An AI system may care only about P(Y) in problems where the goal is just to predict one final outcome. For example, if a store only wants to know how many umbrellas may be sold, then only umbrella usage matters, not necessarily the exact weather condition.
* Is marginalization equivalent to “ignoring causes” in this context?
Marginalization is not exactly equivalent to ignoring causes. It does not mean weather is unimportant. It only means that, for this specific problem, we are not focusing on the cause, because the task is only to predict whether people carry umbrellas or not.
2. Hidden Variables / Latent State
* If weather were unobserved, how would marginalization help in modeling behavior?
In this case, marginalization is very useful. Because we do not have access to weather data, we can still model umbrella-carrying behavior by averaging over all possible weather conditions.
* How does this relate to hidden state models (e.g., HMMs in AI)?
This idea is related to hidden state models such as Hidden Markov Models (HMMs) in AI. In such models, the hidden variable (for example, weather) may not be directly observed, but we can observe its effects (for example, whether people carry umbrellas). So, umbrella usage can help us reason about the hidden weather condition, even if we do not see it directly.
3. Decision-Making
* Suppose a city planner wants to estimate umbrella demand. Is P(Y) sufficient, or do they need P(Y/X)?
From a decision-making perspective, if a city planner wants to estimate the overall umbrella demand, then P(Y) may be enough. For example, they can say that around 45% of people may carry umbrellas.
But if they want to make more detailed decisions, such as how many umbrellas are needed on rainy days, then they need conditional probability like P(Y|X), not just P(Y). So, marginal probability is enough for general estimation, but not enough for condition-based planning.
4. Information Loss
* What important causal relationship disappears when we marginalize out weather?
The main thing we lose after marginalizing out weather is the causal relationship between weather and umbrella usage. In reality, weather clearly affects whether people carry umbrellas. But after marginalization, we only see the final average behavior and lose the reason behind it.
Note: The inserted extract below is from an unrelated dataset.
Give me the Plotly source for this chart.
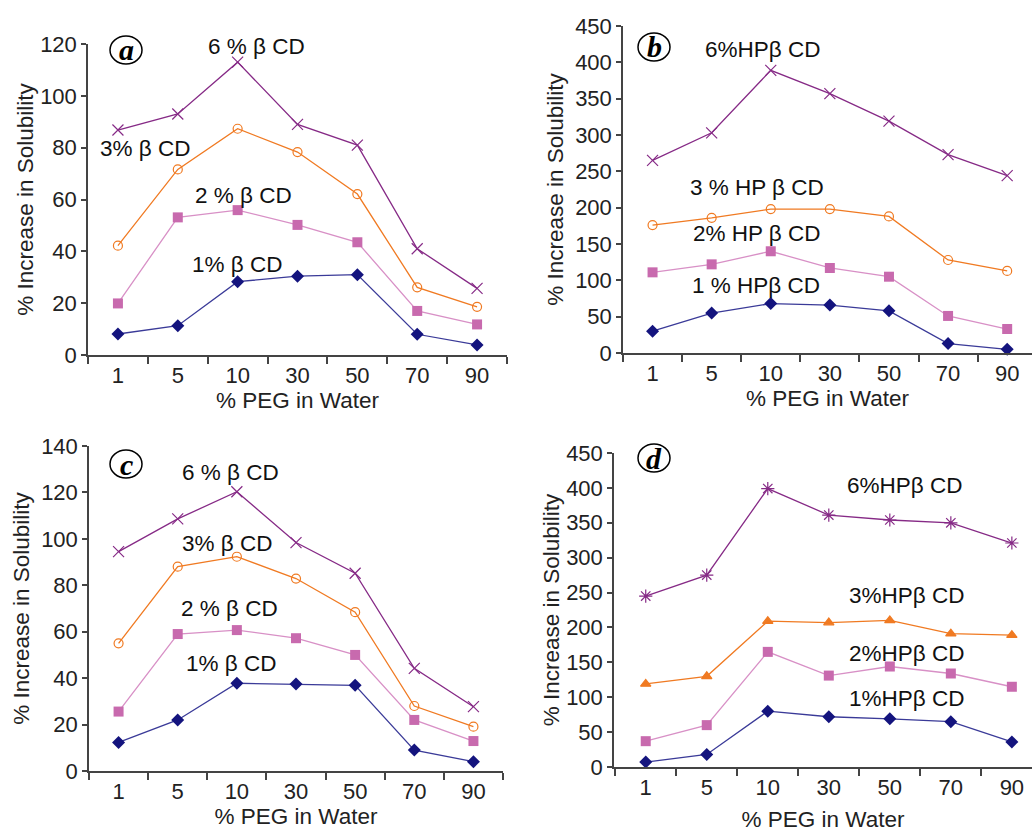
import plotly.graph_objects as go

W, H = 1032, 834

peg = ["1", "5", "10", "30", "50", "70", "90"]

a_1 = [8.1, 11.3, 28.3, 30.4, 31.0, 8.0, 3.9]
a_2 = [19.9, 53.1, 55.9, 50.2, 43.5, 17.0, 11.8]
a_3 = [42.2, 71.6, 87.3, 78.3, 62.1, 26.1, 18.6]
a_6 = [86.8, 93.0, 113.0, 89.0, 81.0, 41.0, 25.7]

b_1 = [30, 55, 68, 66, 58, 13, 5]
b_2 = [111, 122, 140, 117, 105, 51, 33]
b_3 = [176, 186, 198, 198, 188, 128, 113]
b_6 = [265, 303, 389, 357, 319, 273, 244]

c_1 = [12.3, 22.0, 37.8, 37.5, 36.9, 9.0, 4.0]
c_2 = [25.6, 59.0, 60.7, 57.2, 50.0, 22.0, 12.9]
c_3 = [55.0, 88.0, 92.3, 82.9, 68.4, 28.0, 19.1]
c_6 = [94.5, 108.6, 120.3, 98.4, 85.2, 44.2, 27.7]

d_1 = [7, 18, 80, 72, 69, 65, 36]
d_2 = [37, 60, 165, 131, 144, 134, 115]
d_3 = [119, 130, 209, 207, 210, 191, 189]
d_6 = [245, 275, 399, 361, 354, 350, 321]

labels_a = ["1% \u03b2 CD", "2 % \u03b2 CD", "3% \u03b2 CD", "6 % \u03b2 CD"]
labels_c = ["1% \u03b2 CD", "2 % \u03b2 CD", "3% \u03b2 CD", "6 % \u03b2 CD"]
labels_b = ["1 % HP\u03b2 CD", "2% HP \u03b2 CD", "3 % HP \u03b2 CD", "6%HP\u03b2 CD"]
labels_d = ["1%HP\u03b2 CD", "2%HP\u03b2 CD", "3%HP\u03b2 CD", "6%HP\u03b2 CD"]

NAVY = "#14147e"
NAVY_L = "#3a3a98"
PINK = "#c86aae"
PINK_L = "#d890c6"
ORANGE = "#f07a22"
PURPLE = "#862a86"

FONT = "Liberation Sans, Arial, sans-serif"

def px(x):
    return x / W

def py(y):
    return 1 - y / H

fig = go.Figure()

panels = [
    ("", [a_1, a_2, a_3, a_6], "circle-open", "x-thin-open", (88, 507), (355, 44), 120, 20, [-0.5, 6.5], 0, 4),
    ("2", [b_1, b_2, b_3, b_6], "circle-open", "x-thin-open", (623, 1032), (353, 26), 450, 50, [-0.5, 6.42], 5, 2),
    ("3", [c_1, c_2, c_3, c_6], "circle-open", "x-thin-open", (89, 503), (771, 446), 140, 20, [-0.5, 6.5], 5, 3),
    ("4", [d_1, d_2, d_3, d_6], "triangle-up", "asterisk-open", (614, 1032), (767, 453), 450, 50, [-0.52, 6.33], 0, 12),
]

for suf, ser, m3, m6, xr, yr, ymax, dt, xrange, ystand, xstand in panels:
    xa = "x" + suf
    ya = "y" + suf
    s1, s2, s3, s6 = ser
    fig.add_trace(go.Scatter(x=peg, y=s6, xaxis=xa, yaxis=ya, mode="lines+markers",
                             line=dict(color=PURPLE, width=1.3),
                             marker=dict(symbol=m6, size=11, color=PURPLE, line=dict(color=PURPLE, width=1.2)),
                             cliponaxis=False, showlegend=False))
    fig.add_trace(go.Scatter(x=peg, y=s3, xaxis=xa, yaxis=ya, mode="lines+markers",
                             line=dict(color=ORANGE, width=1.3),
                             marker=dict(symbol=m3, size=9, color=ORANGE, line=dict(color=ORANGE, width=1.2)),
                             cliponaxis=False, showlegend=False))
    fig.add_trace(go.Scatter(x=peg, y=s2, xaxis=xa, yaxis=ya, mode="lines+markers",
                             line=dict(color=PINK_L, width=1.3),
                             marker=dict(symbol="square", size=10, color=PINK),
                             cliponaxis=False, showlegend=False))
    fig.add_trace(go.Scatter(x=peg, y=s1, xaxis=xa, yaxis=ya, mode="lines+markers",
                             line=dict(color=NAVY_L, width=1.3),
                             marker=dict(symbol="diamond", size=10, color=NAVY),
                             cliponaxis=False, showlegend=False))

    key_x = "xaxis" + suf
    key_y = "yaxis" + suf
    fig.layout[key_x] = dict(
        domain=[px(xr[0]), px(xr[1])], anchor=ya, type="category", range=xrange,
        tickson="boundaries", ticks="outside", ticklen=7, tickcolor="#444", tickwidth=1.5,
        showline=True, linecolor="#444", linewidth=1.5, showgrid=False, zeroline=False,
        tickfont=dict(family=FONT, size=22, color="#222"),
        title=dict(text="% PEG in Water", font=dict(family=FONT, size=22.5, color="#222"), standoff=xstand),
        automargin=False,
    )
    fig.layout[key_y] = dict(
        domain=[py(yr[0]), py(yr[1])], anchor=xa, range=[0, ymax], dtick=dt,
        ticks="outside", ticklen=5, tickcolor="#444", tickwidth=1.5,
        showline=True, linecolor="#444", linewidth=1.5, showgrid=False, zeroline=False,
        tickfont=dict(family=FONT, size=22, color="#222"),
        title=dict(text="% Increase in Solubility", font=dict(family=FONT, size=22.5, color="#222"), standoff=ystand),
        automargin=False,
    )

label_pos = [
    (labels_a, [(237, 264), (243, 196), (145, 148), (256, 47)]),
    (labels_b, [(756, 285), (757, 233), (757, 188), (762, 50)]),
    (labels_c, [(231, 663), (229, 608), (227, 543), (230, 472)]),
    (labels_d, [(906, 698), (906, 653), (906, 595), (904, 485)]),
]
annotations = []
for texts, poss in label_pos:
    for t, (x, y) in zip(texts, poss):
        annotations.append(dict(text=t, x=px(x), y=py(y), xref="paper", yref="paper",
                                xanchor="center", yanchor="middle", showarrow=False,
                                font=dict(family=FONT, size=22.5, color="#111")))

letters = [("a", 126, 50), ("b", 654, 47), ("c", 126, 464), ("d", 654, 458)]
shapes = []
for ch, cx, cy in letters:
    annotations.append(dict(text="<b><i>" + ch + "</i></b>", x=px(cx), y=py(cy), xref="paper", yref="paper",
                            xanchor="center", yanchor="middle", showarrow=False,
                            font=dict(family="Liberation Serif, Times New Roman, serif", size=30, color="#000")))
    shapes.append(dict(type="circle", xref="paper", yref="paper",
                       x0=px(cx - 16), x1=px(cx + 16), y0=py(cy + 14), y1=py(cy - 14),
                       line=dict(color="#000", width=1.5)))

fig.update_layout(width=W, height=H, margin=dict(l=0, r=0, t=0, b=0),
                  paper_bgcolor="white", plot_bgcolor="white",
                  annotations=annotations, shapes=shapes, showlegend=False)

fig.write_html("out.html", config={"displayModeBar": False},
               post_script="document.body.style.margin='0px';document.body.style.overflow='hidden';")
* Could two very different weather patterns produce the same marginal umbrella usage?
Yes, two very different weather patterns could produce the same marginal umbrella usage. For example, one city may have frequent rainy weather and another city may have mostly sunny weather, but if people’s behaviors are different, both cities could still have the same P(Y=Yes)=0.45. So, the same marginal result does not always mean the same real-world situation.
In conclusion, marginalization is useful because it makes the model simpler, faster, and more practical when we only care about one variable or when some variables are hidden. But at the same time, we lose important information about dependencies and causal relationships between variables.